Loss of Key Replication Components
When a domain controller fails, its replication partners realize that it has stopped responding to update requests. The partners notify their KCC service, which sets to work creating connection objects that bypass the failed DC, something like Department of Transportation workers directing traffic around an accident.
When the failed domain controller returns to service, its replication partners realize that it is available once again and they inform their KCC service. The KCC rebuilds the connection objects to the domain controller and tears down the bypass.
This work can take a little time, so be patient. You should eventually see a note in the Event log that the KCC was able to create the connection objects and the DRA was able to sync up the naming contexts.
The situation gets a little more complicated if the failed domain controller has special inter-site replication duties. This includes bridgehead servers and Inter-site Topology Generator servers.
Selecting a New Preferred Bridgehead Server
Replication between sites is performed by selected domain controllers called bridgeheads. Under normal circumstances, the KCC handles the loss of a bridgehead server with no administrator intervention. It sorts through the available domain controllers in order of their Globally Unique Identifier (GUID) and selects the server with the highest GUID.

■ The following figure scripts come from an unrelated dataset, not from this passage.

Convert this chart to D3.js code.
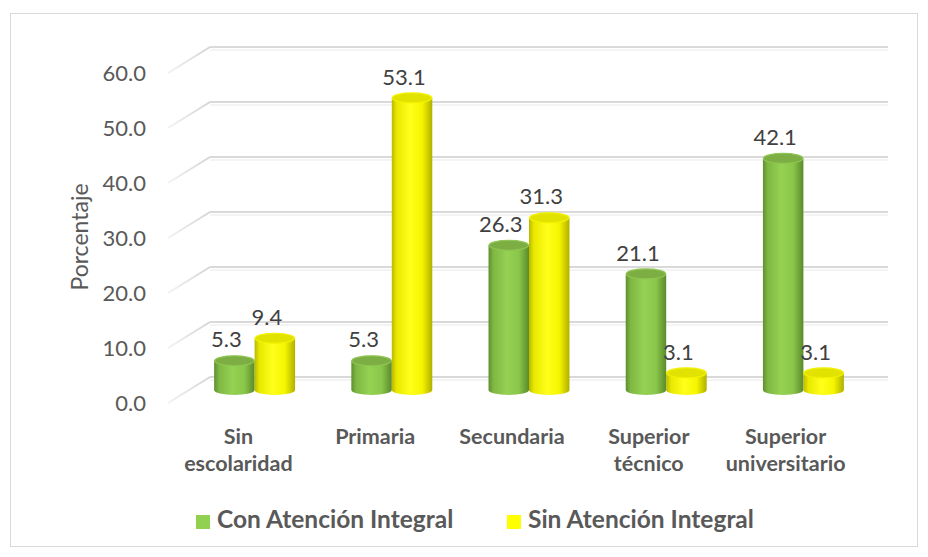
<!DOCTYPE html>
<html>
<head>
<meta charset="utf-8">
<script src="https://cdn.jsdelivr.net/npm/d3@7"></script>
<style>
  body { margin: 0; background: #fff; }
  svg { display: block; font-family: Lato, 'Open Sans', sans-serif; }
</style>
</head>
<body>
<svg width="928" height="557"></svg>
<script>
let categories = [['Sin', 'escolaridad'], ['Primaria'], ['Secundaria'],
  ['Superior', 'técnico'], ['Superior', 'universitario']];
let seriesNames = ['Con Atención Integral', 'Sin Atención Integral'];
let conAtencion = [5.3, 5.3, 26.3, 21.1, 42.1];
let sinAtencion = [9.4, 53.1, 31.3, 3.1, 3.1];
let yTicks = [0, 10, 20, 30, 40, 50, 60];

(function() {
  let svg = d3.select('svg');
  let series = [conAtencion, sinAtencion];
  let keys = categories.map(function(c) { return c.join(' '); });

  // oblique depth: back wall vs front edge
  let depthX = 42, depthY = -26;

  let yFront = d3.scaleLinear().domain([0, 60]).range([403, 73]);
  let yBar = d3.scaleLinear().domain([0, 60]).range([390, 60]);
  let xFront = d3.scaleBand().domain(keys).range([170, 854]);
  let xBar = d3.scaleBand().domain(keys).range([186, 872]).paddingInner(0.41).paddingOuter(0.205);
  let xSub = d3.scaleBand().domain([0, 1]).range([0, xBar.bandwidth()]);

  let defs = svg.append('defs');
  function cylGrad(id, stops) {
    let g = defs.append('linearGradient').attr('id', id)
      .attr('x1', '0%').attr('x2', '100%').attr('y1', '0%').attr('y2', '0%');
    stops.forEach(function(s) {
      g.append('stop').attr('offset', s[0]).attr('stop-color', s[1]);
    });
  }
  cylGrad('g0', [['0%', '#5f8f2f'], ['12%', '#7fb743'], ['45%', '#95d253'],
    ['75%', '#8ac64a'], ['100%', '#5b8a2b']]);
  cylGrad('g1', [['0%', '#b9b900'], ['12%', '#e8e800'], ['45%', '#ffff1a'],
    ['75%', '#f5f500'], ['100%', '#b0b000']]);
  let topFill = ['#7cae44', '#e2e200'];
  let topStroke = ['#8fc552', '#f2f200'];
  let legendFill = ['#92d050', '#ffff00'];

  let diag = defs.append('linearGradient').attr('id', 'diag')
    .attr('x1', '0%').attr('x2', '100%');
  diag.append('stop').attr('offset', '0%').attr('stop-color', '#f2f2f2');
  diag.append('stop').attr('offset', '100%').attr('stop-color', '#d4d4d4');

  svg.append('rect')
    .attr('x', 10.5).attr('y', 13.5)
    .attr('width', 907).attr('height', 533)
    .attr('fill', '#fff')
    .attr('stroke', '#d9d9d9');

  let x0 = xFront.range()[0] - 2;
  let grid = svg.append('g').attr('class', 'grid');
  grid.selectAll('line.back')
    .data(yTicks)
    .enter().append('line')
    .attr('class', 'back')
    .attr('x1', x0 + depthX).attr('x2', 888)
    .attr('y1', function(d) { return yFront(d) + depthY; })
    .attr('y2', function(d) { return yFront(d) + depthY; })
    .attr('stroke', '#d9d9d9')
    .attr('stroke-width', 2);
  grid.selectAll('line.shade')
    .data(yTicks)
    .enter().append('line')
    .attr('class', 'shade')
    .attr('x1', x0 + depthX).attr('x2', 888)
    .attr('y1', function(d) { return yFront(d) + depthY + 3; })
    .attr('y2', function(d) { return yFront(d) + depthY + 3; })
    .attr('stroke', '#f0f0f0')
    .attr('stroke-width', 1.5);
  grid.selectAll('path.side')
    .data(yTicks)
    .enter().append('path')
    .attr('class', 'side')
    .attr('d', function(d) {
      return 'M' + x0 + ',' + yFront(d) + 'L' + (x0 + depthX) + ',' + (yFront(d) + depthY);
    })
    .attr('stroke', 'url(#diag)')
    .attr('stroke-width', 2)
    .attr('fill', 'none');

  svg.append('g')
    .selectAll('text')
    .data(yTicks)
    .enter().append('text')
    .attr('x', 146)
    .attr('y', function(d) { return yFront(d) + 2; })
    .attr('text-anchor', 'end')
    .attr('dominant-baseline', 'middle')
    .attr('fill', '#595959')
    .style('font-size', '22px')
    .text(function(d) { return d3.format('.1f')(d); });

  svg.append('text')
    .attr('transform', 'translate(82,237) rotate(-90)')
    .attr('text-anchor', 'middle')
    .attr('dominant-baseline', 'middle')
    .attr('fill', '#595959')
    .style('font-size', '23px')
    .text('Porcentaje');

  let ry = 5;
  let bars = [];
  series.forEach(function(vals, s) {
    vals.forEach(function(v, i) {
      bars.push({ s: s, v: v, x: xBar(keys[i]) + xSub(s), w: xSub.bandwidth() });
    });
  });

  let cyl = svg.append('g').attr('class', 'bars')
    .selectAll('g')
    .data(bars)
    .enter().append('g');

  cyl.append('path')
    .attr('d', function(d) {
      let top = yBar(d.v), bot = yBar(0), rx = d.w / 2;
      return 'M' + d.x + ',' + top +
        'L' + d.x + ',' + bot +
        'A' + rx + ',' + ry + ' 0 0 0 ' + (d.x + d.w) + ',' + bot +
        'L' + (d.x + d.w) + ',' + top + 'Z';
    })
    .attr('fill', function(d) { return 'url(#g' + d.s + ')'; });

  cyl.append('ellipse')
    .attr('cx', function(d) { return d.x + d.w / 2; })
    .attr('cy', function(d) { return yBar(d.v); })
    .attr('rx', function(d) { return d.w / 2 - 0.5; })
    .attr('ry', ry)
    .attr('fill', function(d) { return topFill[d.s]; })
    .attr('stroke', function(d) { return topStroke[d.s]; })
    .attr('stroke-width', 1.2);

  svg.append('g').attr('class', 'labels')
    .selectAll('text')
    .data(bars)
    .enter().append('text')
    .attr('x', function(d) { return d.x + d.w / 2 - 8; })
    .attr('y', function(d) { return yBar(d.v) - 19; })
    .attr('text-anchor', 'middle')
    .attr('dominant-baseline', 'middle')
    .attr('fill', '#404040')
    .style('font-size', '22px')
    .text(function(d) { return d3.format('.1f')(d.v); });

  let cat = svg.append('g').attr('class', 'cats')
    .selectAll('text')
    .data(categories)
    .enter().append('text')
    .attr('x', function(d) { return xFront(d.join(' ')) + xFront.bandwidth() / 2; })
    .attr('y', 436)
    .attr('text-anchor', 'middle')
    .attr('fill', '#595959')
    .style('font-size', '21.5px')
    .style('font-weight', 'bold');
  cat.selectAll('tspan')
    .data(function(d) { return d; })
    .enter().append('tspan')
    .attr('x', function() { return d3.select(this.parentNode).attr('x'); })
    .attr('dy', function(d, i) { return i === 0 ? '0.35em' : 27; })
    .text(function(d) { return d; });

  let legendX = [196, 507];
  let leg = svg.append('g').attr('class', 'legend')
    .selectAll('g')
    .data(seriesNames)
    .enter().append('g')
    .attr('transform', function(d, i) { return 'translate(' + legendX[i] + ',522)'; });
  leg.append('rect')
    .attr('x', 0).attr('y', -7)
    .attr('width', 14).attr('height', 14)
    .attr('fill', function(d, i) { return legendFill[i]; });
  leg.append('text')
    .attr('x', 21)
    .attr('dominant-baseline', 'middle')
    .attr('fill', '#595959')
    .style('font-size', '24.5px')
    .style('font-weight', 'bold')
    .text(function(d) { return d; });
})();
</script>
</body>
</html>
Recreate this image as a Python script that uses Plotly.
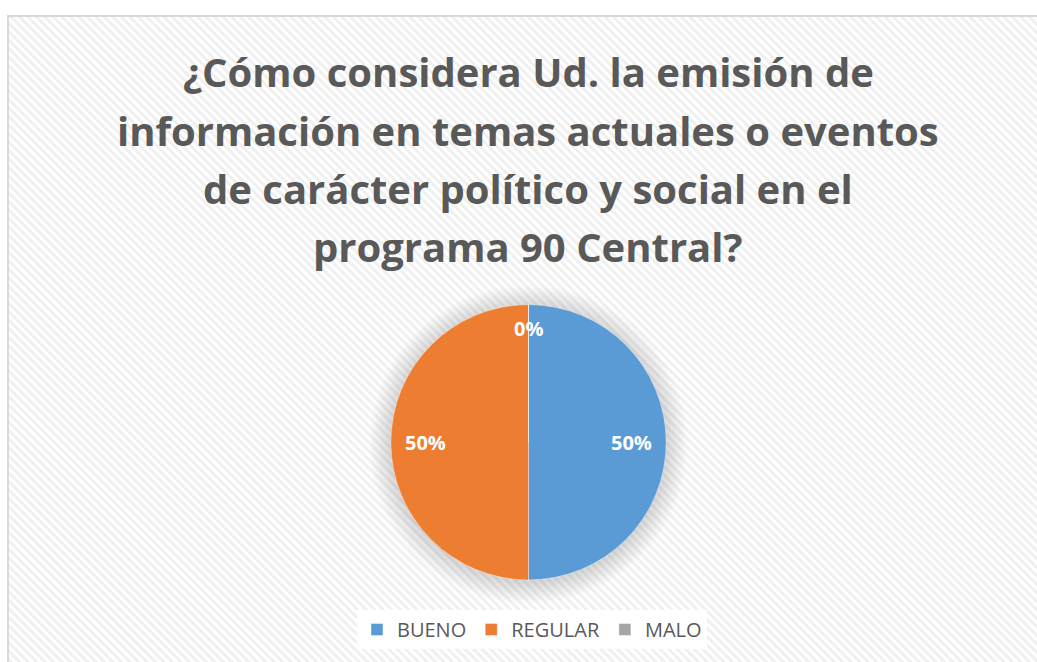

You may want the KCC to select bridgeheads from a certain group of servers. For instance, it is best to have a Global Catalog server acting as a bridgehead so the partial naming contexts can be replicated in a single hop to the next site. You might want to limit the candidate list to GC servers.
Designate a domain controller as a preferred bridgehead server using the server properties in AD Sites and Services. Chapter 7, "Managing Active Directory Replication," has detailed steps for this operation. Figure 10.2 shows the bridgehead selection window from Active Directory Sites and Services.
Figure 10.2. AD Sites and Services console showing server Properties window with preferred bridgehead selection for the IP transport.
Always designate at least two preferred bridgehead servers. If you select only one, and it fails, all replication will stop until you select another. If the last available bridgehead server goes down, you must select a new preferred bridgehead quickly so replication can recommence.
Selecting a New Inter-Site Topology Generator
The loss of an ISTG does not present an immediate problem. The only real chore the ISTG needs to do is create connections between bridgehead servers. This is not done very frequently. Still, you don't want the failure to go unhealed.
The ISTG informs its replication partners of its presence by updating an attribute in its object every thirty minutes. If an hour goes by without an update, the KCC on the other domain controllers in the site realize that the ISTG is no longer available and they set to work selecting another.
The ISTG can be identified using the Properties window for the NTDS Site Settings objects in AD Sites and Services. Figure 10.3 shows an example.
Figure 10.3. NTDS Site Settings object properties showing the ISTG server for the selected site.
The KCC uses the same algorithm to select a new ISTG as it does to select a new bridgehead. It selects the domain controller in the site with the highest GUID. In the case of the ISTG, however, there is no "preferred" domain controller setting.
After you get replication working, it's a good idea to ensure that the replicas on various domain controllers match. The simplest way to do this is by using the DSASTAT utility that comes in the Support Tools. Open a command console and run dsastat -loglevel:info. Depending on the speed of the links to the replication partners, the utility might take five to fifteen minutes to finish a run. At the end, you'll get a list of every object on the replicas and their sizes so you can compare object count and size.
Loss of a WAN Link
If a WAN link goes down, the bridgeheads on either side will realize that they cannot pull replication from their partner. If an alternate (but higher cost) connection exists to another site, the Directory Replication Agent (DRA) on the bridgeheads will use this connection automatically. The DRA also informs the ISTG, which tries to create new connections to other bridgeheads.
You should not need to intervene in the operation of the DRA and ISTG. If they are unable to come up with a suitable replication path due to the way your sites are configured and connected, you may have to live with disabled replication until you can re-establish communications.